A: The court procedure to change or modify child support payments involves bringing an application to obtain a modification of a prior order of either the Family Court or the Supreme Court, to the respective court, that issued the order. The person seeking to modify the child support payments must show there has been substantial change in his or her financial circumstances. In addition, this parent must show the increase or decrease in their wages was not caused by any action which was their fault. If the parent can show he or she lost their job, was downsized, has become disabled and/or has used due diligence to obtain alternate employment, they can be successful in modifying downward the amount of their child support payments.

If the residential custodial parent can show a substantial change in their circumstances and the non-residential custodial parent has had an upward increase in his or her wages, the residential custodial parent can receive an increase in child support payments.

The courts require both parents to submit tax returns, W-2 statements, pay stubs and other evidence showing their earnings in these proceedings regarding the issue of modifying child support payments.

Q: When does child support end?

A: Child support ends in New York State when the child is emancipated.
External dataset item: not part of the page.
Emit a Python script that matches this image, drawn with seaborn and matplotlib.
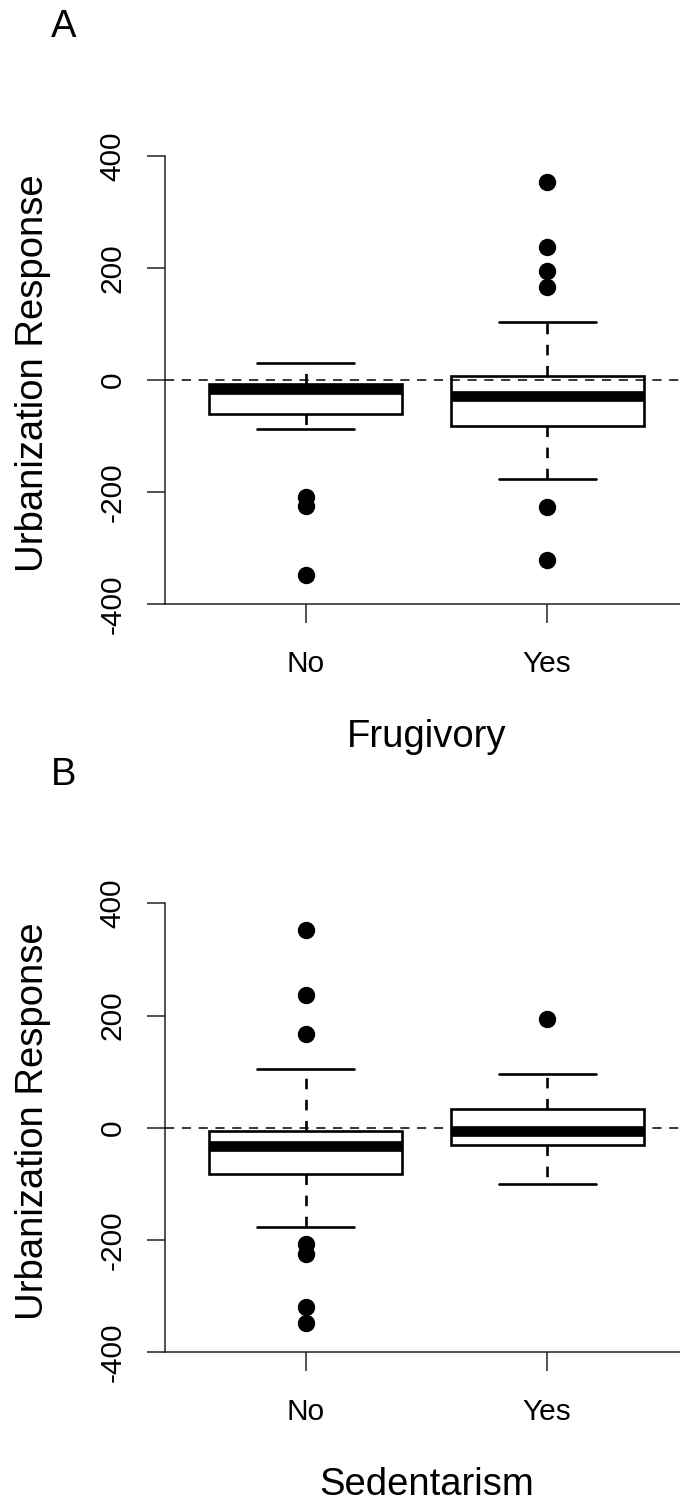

Emancipation occurs in New York State when the child is 21 years of age. However, if the child should marry, join the military, live outside the marital residence and/or be self-supporting, child support payments should end after the child reaches 18 years of age.

Q: What happens if my son or daughter simply moves from the mother’s residence to my residence? In that situation, can I simply stop making child support payments?
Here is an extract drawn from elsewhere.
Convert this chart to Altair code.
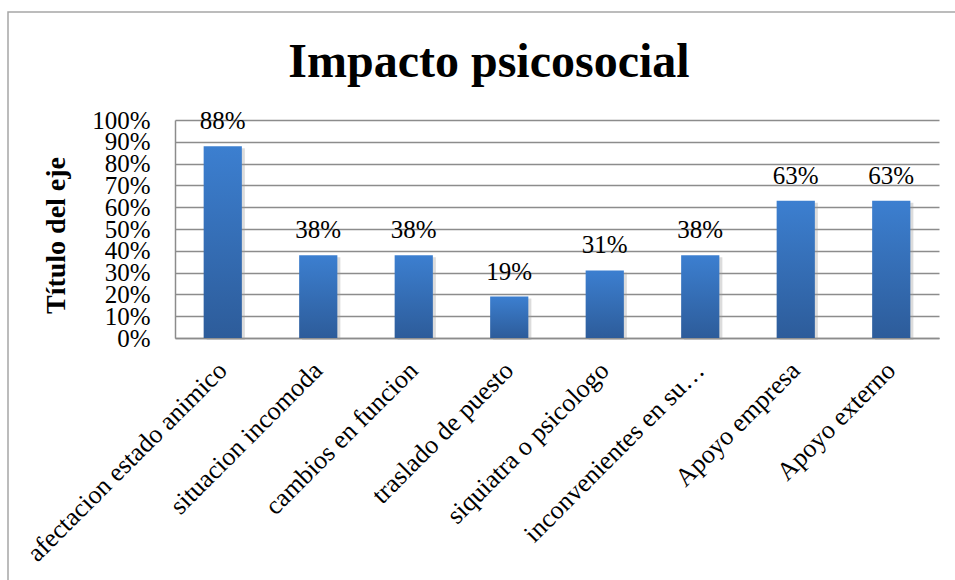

A: No, you must take legal action and bring a downward modification of child support proceeding. In the proceeding you would explain to the court you are supporting the child or children because they now live with you and their mother would no longer be entitled to child support payments. In addition, you could also simultaneously bring a proceeding to collect child support from the mother. Once the children stop living with her, she will no longer be the residential custodial parent. You will be. Therefore you would be entitled to receive child support payments from her.

Q: If my child obtains a full time position and is self-supporting, do I automatically simply stop making child support payments?

A: No. You may be entitled to the elimination of your child support payments. However, the procedure is you would have to bring a proceeding in either the Family Court or the Supreme Court and request your child support payments be terminated due to the emancipation of your child. Your initial child support payments were caused by a court entering an order against you. Until there is a new order suspending the prior order or eliminating it, you would be legally obligated to comply with the prior order. You should start the downward modification of child support proceeding as soon as your child becomes self supporting. The child support will continue until you bring the proceeding.

Q: If I am fired from my job for cause or I simply quit my job, will the courts grant a downward modification of my child support?

A: Generally speaking, no. If you are fired for cause from your position, or you quit your job, courts will usually not reduce your child support payments. This will create a dilemma for you. You will be forced to make child support payments based on income you no longer have. You would need to bring a court proceeding to reduce your child support payments.

Q: If I am unhappy with my current employment and decide to make a career change where I will be receiving less income, will I be entitled to have a reduction of my child support payments?

A: No. Anytime you take voluntary action which has the impact of lowering the income you receive from employment, courts will generally not agree to lower your child support payments.

Q: If due to cut backs at my company, I am downsized to a lower paying job, can I receive a reduction in my child support payments?

A: Yes. You can have your child support payments reduced if you can prove to the court the reduction in your wages was not related to any action you had taken or failed to take.